Wind-up phase: This is the latency untill the pipeline is ready to execute the orders simuntaneously.

In the case workers need to work on a different shoe, they must need to wait untill the assembly line is empty, to start over, this is the so called winds-down phase.

Winds-down phase: This is the latency untill pipeline executes the last order to have the result ready.

The following image depict this schema more clearly.

Schematic view of a pipeline processing in 2D with 4 processors

Taken from [Deserno et. all][4].

As shown in the previous figure. CPU 1,2,3 need to wait untill the CPU 0 has the calculation ready, to move into CPU 1, now CPU 0 and CPU 1 are working simuntaneously. Once each of them has finished (winds-up), the computation time would turn from 4 cycles to only 1 cycle per operation. In the end, we should wait untill CPU 3 finishes with the last calculation (winds-down). And the full instruction would be fully executed[4].
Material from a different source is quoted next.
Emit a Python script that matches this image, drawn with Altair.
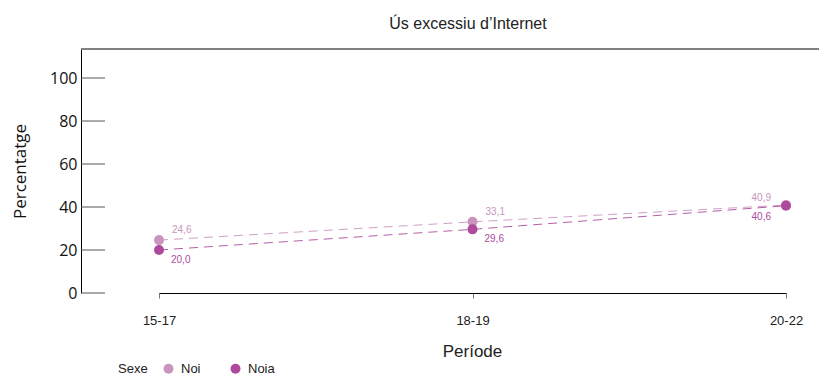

In general for a pipeline of depth m, executing N independent, subsequent operations takes N+m-1 steps. While in a general purpouse takes mN steps. The versus speed up is given by the formula,

\[\frac{T_{seq}}{T_{pipe}}=\frac{Nm}{N+m-1}\]

Drawbacks and Hazards

Knowing the advantages of subdividing the process in more simpler ones, one might think it would be suitable to add more stages to perform difficult tasks. However there are some risks known as the pipeline hazards basically for the known problem discussed before of the assembling line: It is required that each stage perform its work on time or the whole pipeline would stop. In this way there are at least three different hazards we can think ofkristoffer [5]:

  • Structural Hazards: occur when hardware, such as the memory subsystem, does not support the execution of certain two instructions in parallel.
  • Data Hazards:arise when a needed operand is not ready, because either the current instruction is not finished computing it, or it has not arrived from storage.
  • Control Hazards: occur when it is simply not known which instruction should come next.